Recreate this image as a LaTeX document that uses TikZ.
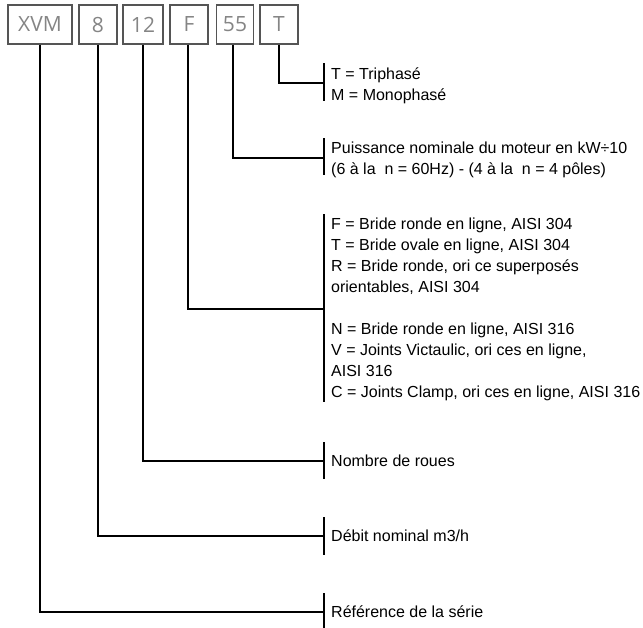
\documentclass[tikz,border=0pt]{standalone}
\usepackage{fontspec}
\setmainfont{Liberation Sans}
\newfontfamily\legendfont{Liberation Sans}
\newfontfamily\codefont{Open Sans}
\usetikzlibrary{positioning}
\definecolor{codegray}{HTML}{858585}
\definecolor{framegray}{HTML}{555555}

\begin{document}
\begin{tikzpicture}[x=1pt, y=-1pt,
  codebox/.style={draw=framegray, line width=1.3pt, minimum height=39pt,
    inner sep=0pt, text=codegray, font=\codefont\fontsize{21}{21}\selectfont},
  legend/.style={anchor=west, align=left, inner sep=0pt,
    font=\legendfont\fontsize{16}{21}\selectfont},
  link/.style={line width=1.2pt},
  tick/.style={line width=1.6pt}]
  \useasboundingbox (0,0) rectangle (643,627);
  % ---- code boxes along the top ----
  \node[codebox, minimum width=64pt] (xvm) at (40,24.5) {XVM};
  \node[codebox, minimum width=38pt] (flow) at (98,24.5) {8};
  \node[codebox, minimum width=40pt] (wheels) at (143,24.5) {12};
  \node[codebox, minimum width=38pt] (flange) at (189,24.5) {F};
  \node[codebox, minimum width=37pt] (power) at (235,24.5) {55};
  \node[codebox, minimum width=38pt] (phase) at (279,24.5) {T};
  % ---- legends on the right ----
  \node[legend] (phasetxt) at (331,85.5)
    {T = Triphasé\\M = Monophasé};
  \node[legend] (powertxt) at (331,159.5)
    {Puissance nominale du moteur en kW÷10\\
     (6 à la\ \ n = 60Hz) - (4 à la\ \ n = 4 pôles)};
  \node[legend] (flangetxt) at (331,309)
    {F = Bride ronde en ligne, AISI 304\\
     T = Bride ovale en ligne, AISI 304\\
     R = Bride ronde, ori ce superposés\\
     orientables, AISI 304\\[21pt]
     N = Bride ronde en ligne, AISI 316\\
     V = Joints Victaulic, ori ces en ligne,\\
     AISI 316\\
     C = Joints Clamp, ori ces en ligne, AISI 316};
  \node[legend] (wheelstxt) at (331,461) {Nombre de roues};
  \node[legend] (flowtxt) at (331,536) {Débit nominal m3/h};
  \node[legend] (xvmtxt) at (331,612) {Référence de la série};
  % ---- bar points ----
  \coordinate (phasebar) at (324,83);
  \coordinate (powerbar) at (324,158);
  \coordinate (flangebar) at (324,309);
  \coordinate (wheelsbar) at (324,461);
  \coordinate (flowbar) at (324,536);
  \coordinate (xvmbar) at (324,612);
  % ---- connectors ----
  \draw[link] (phase.south) |- (phasebar);
  \draw[link] (power.south -| 233,0) |- (powerbar);
  \draw[link] (flange.south -| 188,0) |- (flangebar);
  \draw[link] (wheels.south) |- (wheelsbar);
  \draw[link] (flow.south) |- (flowbar);
  \draw[link] (xvm.south) |- (xvmbar);
  % ---- bars ----
  \draw[tick] ([yshift=20pt]phasebar) -- ([yshift=-18pt]phasebar);
  \draw[tick] ([yshift=20pt]powerbar) -- ([yshift=-17pt]powerbar);
  \draw[tick] ([yshift=95pt]flangebar) -- ([yshift=-93pt]flangebar);
  \draw[tick] ([yshift=19pt]wheelsbar) -- ([yshift=-18pt]wheelsbar);
  \draw[tick] ([yshift=19pt]flowbar) -- ([yshift=-19pt]flowbar);
  \draw[tick] ([yshift=19pt]xvmbar) -- ([yshift=-19pt]xvmbar);
\end{tikzpicture}
\end{document}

◆ **What the task asks**
Write out the listing above exactly as it stands, pictures excluded.

◆ **Solution to this problem**
Recreate this image as a LaTeX document that uses TikZ.
\documentclass[tikz,border=0pt]{standalone}
\usepackage{fontspec}
\setmainfont{Liberation Sans}
\newfontfamily\legendfont{Liberation Sans}
\newfontfamily\codefont{Open Sans}
\usetikzlibrary{positioning}
\definecolor{codegray}{HTML}{858585}
\definecolor{framegray}{HTML}{555555}

\begin{document}
\begin{tikzpicture}[x=1pt, y=-1pt,
  codebox/.style={draw=framegray, line width=1.3pt, minimum height=39pt,
    inner sep=0pt, text=codegray, font=\codefont\fontsize{21}{21}\selectfont},
  legend/.style={anchor=west, align=left, inner sep=0pt,
    font=\legendfont\fontsize{16}{21}\selectfont},
  link/.style={line width=1.2pt},
  tick/.style={line width=1.6pt}]
  \useasboundingbox (0,0) rectangle (643,627);
  % ---- code boxes along the top ----
  \node[codebox, minimum width=64pt] (xvm) at (40,24.5) {XVM};
  \node[codebox, minimum width=38pt] (flow) at (98,24.5) {8};
  \node[codebox, minimum width=40pt] (wheels) at (143,24.5) {12};
  \node[codebox, minimum width=38pt] (flange) at (189,24.5) {F};
  \node[codebox, minimum width=37pt] (power) at (235,24.5) {55};
  \node[codebox, minimum width=38pt] (phase) at (279,24.5) {T};
  % ---- legends on the right ----
  \node[legend] (phasetxt) at (331,85.5)
    {T = Triphasé\\M = Monophasé};
  \node[legend] (powertxt) at (331,159.5)
    {Puissance nominale du moteur en kW÷10\\
     (6 à la\ \ n = 60Hz) - (4 à la\ \ n = 4 pôles)};
  \node[legend] (flangetxt) at (331,309)
    {F = Bride ronde en ligne, AISI 304\\
     T = Bride ovale en ligne, AISI 304\\
     R = Bride ronde, ori ce superposés\\
     orientables, AISI 304\\[21pt]
     N = Bride ronde en ligne, AISI 316\\
     V = Joints Victaulic, ori ces en ligne,\\
     AISI 316\\
     C = Joints Clamp, ori ces en ligne, AISI 316};
  \node[legend] (wheelstxt) at (331,461) {Nombre de roues};
  \node[legend] (flowtxt) at (331,536) {Débit nominal m3/h};
  \node[legend] (xvmtxt) at (331,612) {Référence de la série};
  % ---- bar points ----
  \coordinate (phasebar) at (324,83);
  \coordinate (powerbar) at (324,158);
  \coordinate (flangebar) at (324,309);
  \coordinate (wheelsbar) at (324,461);
  \coordinate (flowbar) at (324,536);
  \coordinate (xvmbar) at (324,612);
  % ---- connectors ----
  \draw[link] (phase.south) |- (phasebar);
  \draw[link] (power.south -| 233,0) |- (powerbar);
  \draw[link] (flange.south -| 188,0) |- (flangebar);
  \draw[link] (wheels.south) |- (wheelsbar);
  \draw[link] (flow.south) |- (flowbar);
  \draw[link] (xvm.south) |- (xvmbar);
  % ---- bars ----
  \draw[tick] ([yshift=20pt]phasebar) -- ([yshift=-18pt]phasebar);
  \draw[tick] ([yshift=20pt]powerbar) -- ([yshift=-17pt]powerbar);
  \draw[tick] ([yshift=95pt]flangebar) -- ([yshift=-93pt]flangebar);
  \draw[tick] ([yshift=19pt]wheelsbar) -- ([yshift=-18pt]wheelsbar);
  \draw[tick] ([yshift=19pt]flowbar) -- ([yshift=-19pt]flowbar);
  \draw[tick] ([yshift=19pt]xvmbar) -- ([yshift=-19pt]xvmbar);
\end{tikzpicture}
\end{document}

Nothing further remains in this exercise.